Richard and I just returned from a 3,300-mile road trip across the Southern Great Plains. Our odyssey took us across Colorado and New Mexico, the length of Oklahoma - panhandle and all, and into Arkansas, where we spent a day atop the state’s tallest peak, 2,753-foot-high Mount Magazine. We drove south to the Texas Hill Country with its limestone caves, bat flights, and spreading live oaks.
In Austin, I interviewed Mark Simmons, a plant ecologist passionate about the need to re-wild urban open spaces at the Lady Bird Johnson Wildflower Research Center for an article I'm researching on living roofs for Audubon magazine. From there we headed south to the border at Eagle Pass and then back to San Marcos in the Hill Country, where I spoke and taught a workshop at the Land Full of Stories Conference. From San Marcos, we headed home via Marfa in West Texas, where Richard immersed himself in minimalist art at the Chinati and Judd Foundations' collections, and I finished up the sidebars for an article for National Foundation for Advancement in the Arts' youngARTS magazine. Then we crossed the Chihuahuan Desert and followed the Rio Grande north through New Mexico to home.
But it’s the turtles that stick in my mind from the trip. We spotted them everywhere: in roadside ditches, bayous, springs, in the blue flow of Hill-Country rivers. And on the roads too. Sometimes moving slowly on leathery legs, sometimes dead, shells cracked and innards gaping.
We stopped to move the first one off the road in Arkansas. It was a big painted turtle, its shell a calligraphy of markings that turtles apparently read to identify each other. In far south Texas, we stopped for a slider whose shell grew a mossy garden of algae, perched on the centerline of a highway nowhere near a stream. After Richard toted it to safety, we sped on, hoping the turtle knew where it was going.
One morning in San Marcos, we passed a huge red-eared slider struggling to climb a curb at the edge of a four-lane street. I hopped out, darted over and picked it up, my hands slipping on the turtle’s dinner-plate-sized shell.
It kicked, twisting hard. I dropped it, and my heart thudded as carapace hit concrete.
I picked the big turtle up again, gripping the slick shell firmly, and lifted it carefully over the highway fence. Then I waited, heart in hand, until its head emerged.
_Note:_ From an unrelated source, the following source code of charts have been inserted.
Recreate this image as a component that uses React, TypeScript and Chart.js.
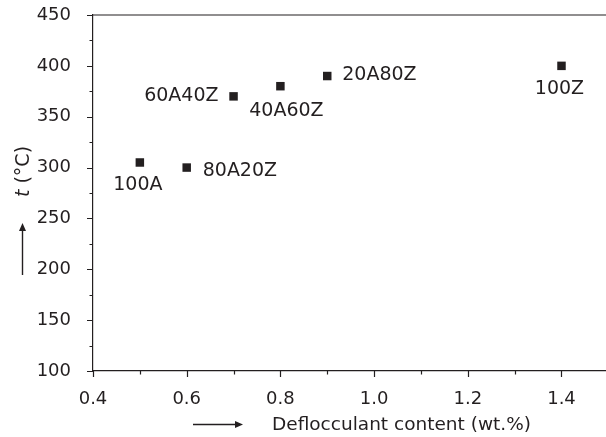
import React, { useEffect, useRef } from "react";
import { Chart, registerables } from "chart.js";

Chart.register(...registerables);

// ---- data ----
const SAMPLE_NAMES = ["100A", "80A20Z", "60A40Z", "40A60Z", "20A80Z", "100Z"];
const DEFLOCCULANT = [0.5, 0.6, 0.7, 0.8, 0.9, 1.4];
const TEMPERATURE = [305, 300, 370, 380, 390, 400];

const X_TICKS = [0.4, 0.5, 0.6, 0.7, 0.8, 0.9, 1.0, 1.1, 1.2, 1.3, 1.4];
const X_MAJOR = [0.4, 0.6, 0.8, 1.0, 1.2, 1.4];
const Y_TICKS = [100, 125, 150, 175, 200, 225, 250, 275, 300, 325, 350, 375, 400, 425, 450];
const Y_MAJOR = [100, 150, 200, 250, 300, 350, 400, 450];

// label placement styles (offsets from marker, px)
const LABEL_STYLE: { dx: number; dy: number; align: CanvasTextAlign }[] = [
  { dx: -2, dy: 23, align: "center" },
  { dx: 16, dy: 3, align: "left" },
  { dx: -15, dy: 0, align: "right" },
  { dx: 6, dy: 25, align: "center" },
  { dx: 15, dy: -1, align: "left" },
  { dx: -2, dy: 23, align: "center" },
];

const INK = "#231f20";
const FONT = "DejaVu Sans";

const isMajor = (list: number[], v: number) => list.some((m) => Math.abs(m - v) < 1e-6);

const decorPlugin = {
  id: "decor",
  afterDraw(chart: any) {
    const ctx: CanvasRenderingContext2D = chart.ctx;
    const { left, right, top, bottom } = chart.chartArea;
    const xs = chart.scales.x;
    const ys = chart.scales.y;
    ctx.save();
    ctx.strokeStyle = INK;
    ctx.fillStyle = INK;
    ctx.lineWidth = 1.2;
    // top frame line
    ctx.beginPath();
    ctx.moveTo(left, top);
    ctx.lineTo(right, top);
    ctx.stroke();
    // ticks
    ctx.beginPath();
    X_TICKS.forEach((v) => {
      const px = Math.round(xs.getPixelForValue(v)) + 0.5;
      const len = isMajor(X_MAJOR, v) ? 6 : 3.5;
      ctx.moveTo(px, bottom);
      ctx.lineTo(px, bottom + len);
    });
    Y_TICKS.forEach((v) => {
      const py = Math.round(ys.getPixelForValue(v)) + 0.5;
      const len = isMajor(Y_MAJOR, v) ? 6 : 3.5;
      ctx.moveTo(left, py);
      ctx.lineTo(left - len, py);
    });
    ctx.stroke();

    // point labels
    ctx.font = `19px "${FONT}"`;
    ctx.textBaseline = "middle";
    SAMPLE_NAMES.forEach((name, i) => {
      const px = xs.getPixelForValue(DEFLOCCULANT[i]);
      const py = ys.getPixelForValue(TEMPERATURE[i]);
      const st = LABEL_STYLE[i];
      ctx.textAlign = st.align;
      ctx.fillText(name, px + st.dx, py + st.dy);
    });

    // x axis title with arrow
    ctx.font = `18.5px "${FONT}"`;
    ctx.textAlign = "left";
    ctx.textBaseline = "alphabetic";
    ctx.fillText("Deflocculant content (wt.%)", 272, 430);
    ctx.lineWidth = 1.4;
    ctx.beginPath();
    ctx.moveTo(193, 424.5);
    ctx.lineTo(236, 424.5);
    ctx.stroke();
    ctx.beginPath();
    ctx.moveTo(243, 424.5);
    ctx.lineTo(235, 421);
    ctx.lineTo(235, 428);
    ctx.closePath();
    ctx.fill();

    // y axis title with arrow
    ctx.save();
    ctx.translate(24, 171.5);
    ctx.rotate(-Math.PI / 2);
    ctx.textBaseline = "middle";
    ctx.font = `italic 19px "${FONT}"`;
    const tW = ctx.measureText("t").width;
    ctx.font = `19px "${FONT}"`;
    const restW = ctx.measureText(" (°C)").width;
    const start = -(tW + restW) / 2;
    ctx.textAlign = "left";
    ctx.font = `italic 19px "${FONT}"`;
    ctx.fillText("t", start, 0);
    ctx.font = `19px "${FONT}"`;
    ctx.fillText(" (°C)", start + tW, 0);
    ctx.restore();

    ctx.beginPath();
    ctx.moveTo(22.5, 275);
    ctx.lineTo(22.5, 230);
    ctx.stroke();
    ctx.beginPath();
    ctx.moveTo(22.5, 223);
    ctx.lineTo(19, 231);
    ctx.lineTo(26, 231);
    ctx.closePath();
    ctx.fill();
    ctx.restore();
  },
};

export default function App() {
  const ref = useRef<HTMLCanvasElement | null>(null);
  useEffect(() => {
    if (!ref.current) return;
    const chart = new Chart(ref.current, {
      type: "scatter",
      data: {
        datasets: [
          {
            data: DEFLOCCULANT.map((x, i) => ({ x, y: TEMPERATURE[i] })),
            pointStyle: "rect",
            pointRadius: 6,
            pointHoverRadius: 6,
            backgroundColor: INK,
            borderColor: INK,
            borderWidth: 0,
          },
        ],
      },
      options: {
        responsive: false,
        animation: false,
        layout: { autoPadding: false, padding: { top: 15, right: 0, left: 0, bottom: 0 } },
        plugins: { legend: { display: false }, tooltip: { enabled: false }, title: { display: false } },
        scales: {
          x: {
            type: "linear",
            min: 0.4,
            max: 1.495,
            grid: { display: false },
            border: { display: true, color: INK, width: 1.2 },
            afterBuildTicks: (s: any) => {
              s.ticks = X_TICKS.map((v) => ({ value: v }));
            },
            afterFit: (s: any) => {
              s.height = 66;
              s.paddingLeft = 0;
              s.paddingRight = 0;
            },
            ticks: {
              autoSkip: false,
              maxRotation: 0,
              padding: 10,
              color: INK,
              font: { family: FONT, size: 18 },
              callback: (v: any) => (isMajor(X_MAJOR, Number(v)) ? Number(v).toFixed(1) : ""),
            },
          },
          y: {
            type: "linear",
            min: 100,
            max: 450,
            grid: { display: false },
            border: { display: true, color: INK, width: 1.2 },
            afterBuildTicks: (s: any) => {
              s.ticks = Y_TICKS.map((v) => ({ value: v }));
            },
            afterFit: (s: any) => {
              s.width = 93;
              s.paddingTop = 0;
              s.paddingBottom = 0;
            },
            ticks: {
              autoSkip: false,
              padding: 14,
              color: INK,
              font: { family: FONT, size: 18 },
              callback: (v: any) => (isMajor(Y_MAJOR, Number(v)) ? String(v) : ""),
            },
          },
        },
      },
      plugins: [decorPlugin],
    });
    return () => chart.destroy();
  }, []);
  return (
    <div style={{ position: "absolute", left: 0, top: 0, width: 606, height: 437, background: "#fff" }}>
      <canvas ref={ref} width={606} height={437} style={{ display: "block" }} />
    </div>
  );
}
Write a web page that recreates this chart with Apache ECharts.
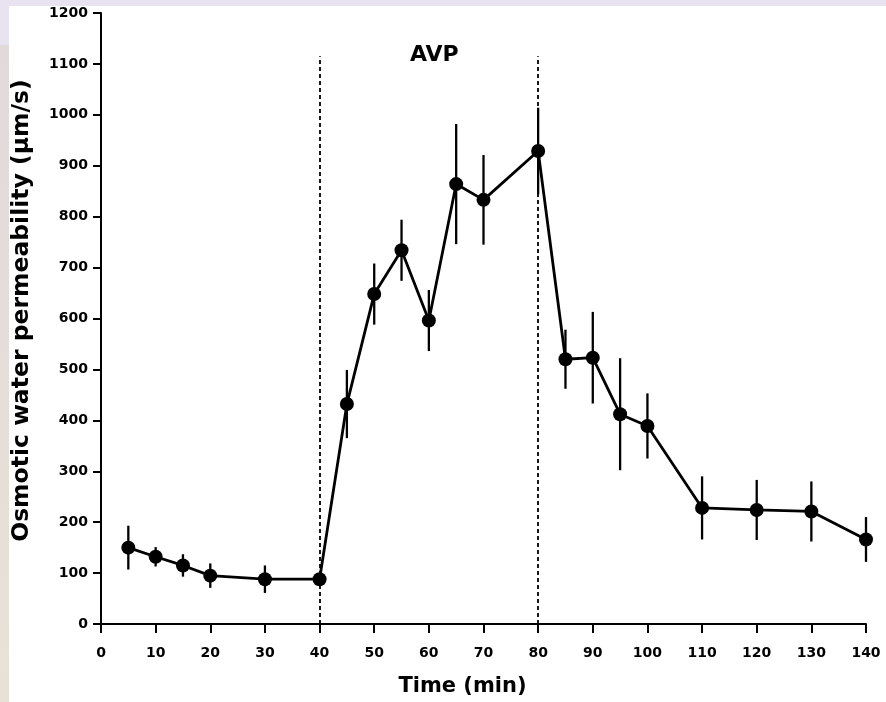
<!DOCTYPE html>
<html>
<head>
<meta charset="utf-8">
<script src="https://cdn.jsdelivr.net/npm/echarts@6/dist/echarts.min.js"></script>
<style>
html,body{margin:0;padding:0;background:#fff;}
#chart{width:886px;height:702px;}
</style>
</head>
<body>
<div id="chart"></div>
<script>
// ---- data ----
var times = [5, 10, 15, 20, 30, 40, 45, 50, 55, 60, 65, 70, 80, 85, 90, 95, 100, 110, 120, 130, 140];
var means = [150, 132, 115, 95, 88, 88, 432, 648, 734, 596, 864, 833, 929, 520, 523, 412, 389, 228, 224, 221, 166];
var errs  = [43, 19, 22, 24, 27, 10, 67, 60, 60, 60, 118, 88, 85, 58, 90, 110, 64, 62, 59, 59, 44];
var xTicks = [0, 10, 20, 30, 40, 50, 60, 70, 80, 90, 100, 110, 120, 130, 140];
var yTicks = [0, 100, 200, 300, 400, 500, 600, 700, 800, 900, 1000, 1100, 1200];
var avpStart = 40, avpEnd = 80, avpLineTop = 1115;
var avpLabel = 'AVP', avpLabelPos = [61, 1117];

var FONT = '"DejaVu Sans", Arial, sans-serif';
var chart = echarts.init(document.getElementById('chart'));

var lineData = times.map(function (t, i) { return [t, means[i]]; });
var errData = times.map(function (t, i) { return [t, means[i] - errs[i], means[i] + errs[i]]; });

chart.setOption({
  backgroundColor: '#ffffff',
  animation: false,
  graphic: [
    { type: 'rect', left: 0, top: 0, shape: { width: 886, height: 6 }, style: { fill: '#e9e2f0' }, z: -10 },
    { type: 'rect', left: 0, top: 0, shape: { width: 9, height: 45 }, style: { fill: '#e9e2f0' }, z: -10 },
    { type: 'rect', left: 0, top: 45, shape: { width: 9, height: 657 },
      style: { fill: new echarts.graphic.LinearGradient(0, 0, 0, 1, [
        { offset: 0, color: '#e2d9db' }, { offset: 1, color: '#e8e2d6' }]) }, z: -10 }
  ],
  grid: { left: 101, right: 20, top: 13, bottom: 78, containLabel: false, outerBoundsMode: 'none' },
  xAxis: {
    type: 'value', min: 0, max: 140, interval: 10,
    name: 'Time (min)', nameLocation: 'middle', nameGap: 52,
    nameTextStyle: { fontFamily: FONT, fontWeight: 'bold', fontSize: 21, color: '#000', padding: [0, 42, 0, 0] },
    axisLine: { show: true, lineStyle: { color: '#000', width: 2 } },
    axisTick: { show: true, inside: false, length: 9, lineStyle: { color: '#000', width: 2 } },
    axisLabel: { margin: 22, fontFamily: FONT, fontWeight: 'bold', fontSize: 14, color: '#000',
      formatter: function (v) { return xTicks.indexOf(v) >= 0 ? String(v) : ''; } },
    splitLine: { show: false }
  },
  yAxis: {
    type: 'value', min: 0, max: 1200, interval: 100,
    name: 'Osmotic water permeability (\u03bcm/s)', nameLocation: 'middle', nameGap: 67,
    nameTextStyle: { fontFamily: FONT, fontWeight: 'bold', fontSize: 23.5, color: '#000', padding: [0, 0, 0, 16] },
    axisLine: { show: true, lineStyle: { color: '#000', width: 2 } },
    axisTick: { show: true, inside: false, length: 8, lineStyle: { color: '#000', width: 2 } },
    axisLabel: { margin: 13, fontFamily: FONT, fontWeight: 'bold', fontSize: 14, color: '#000',
      formatter: function (v) { return yTicks.indexOf(v) >= 0 ? String(v) : ''; } },
    splitLine: { show: false }
  },
  series: [
    {
      type: 'custom',
      silent: true,
      data: errData,
      z: 3,
      renderItem: function (params, api) {
        var x = api.value(0);
        var lo = api.coord([x, api.value(1)]);
        var hi = api.coord([x, api.value(2)]);
        return {
          type: 'line',
          shape: { x1: lo[0], y1: lo[1], x2: hi[0], y2: hi[1] },
          style: { stroke: '#000', lineWidth: 2.3 }
        };
      }
    },
    {
      type: 'line',
      data: lineData,
      z: 4,
      symbol: 'circle',
      symbolSize: 14,
      showAllSymbol: true,
      lineStyle: { color: '#000', width: 2.8 },
      itemStyle: { color: '#000' },
      markLine: {
        silent: true,
        symbol: ['none', 'none'],
        lineStyle: { color: '#000', width: 1.8, type: [4, 3] },
        label: { show: false },
        data: [
          [{ coord: [avpStart, 0] }, { coord: [avpStart, avpLineTop] }],
          [{ coord: [avpEnd, 0] }, { coord: [avpEnd, avpLineTop] }]
        ]
      },
      markPoint: {
        silent: true,
        symbol: 'circle',
        symbolSize: 0,
        data: [{ coord: avpLabelPos, value: avpLabel }],
        label: { show: true, position: 'inside', formatter: avpLabel,
          fontFamily: FONT, fontWeight: 'bold', fontSize: 22, color: '#000' }
      }
    }
  ]
});
</script>
</body>
</html>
The last turtle we met on the trip was in an inner courtyard of a famous sculptor’s home in Marfa. The tour guide opened a wood door to let us look into a spare space enclosed by nine-foot-high adobe walls. A small, three-sided green “room” delineated by living bamboo walls punctuated an empty expanse of gravel and brick.
“There’s a tortoise with a cracked shell in here,” she said. “It’s been here for years,” she added, “probably rescued from the highway.”
A high-domed desert box turtle with a split creasing its shell hunkered in a patch of shade, watching us with unblinking eyes.
As we drove away, I thought about that box turtle: it had all the bamboo it could eat, water from a sunken pool in the courtyard floor, sunny spots to bask in and shade for rest. But it could not get out, and no other turtle could get in. So it would live out its life alone, sentenced by its injury to a courtyard prison instead of free to roam the desert grasslands.
And I wondered - I still do - if the person who hit that turtle even noticed the thump. Or if they drove on, unaware.
A Native American origin story tells how the world began as a watery place, with no land at all until toad dove deep beneath the surface and emerged with a bit of mud in his mouth. After the other animals plastered that mouthful of mud to turtle’s shell, the earth grew and grew until it became enough land for everyone.
Turtle, says the tale, still carries the world with room for us all on her shell.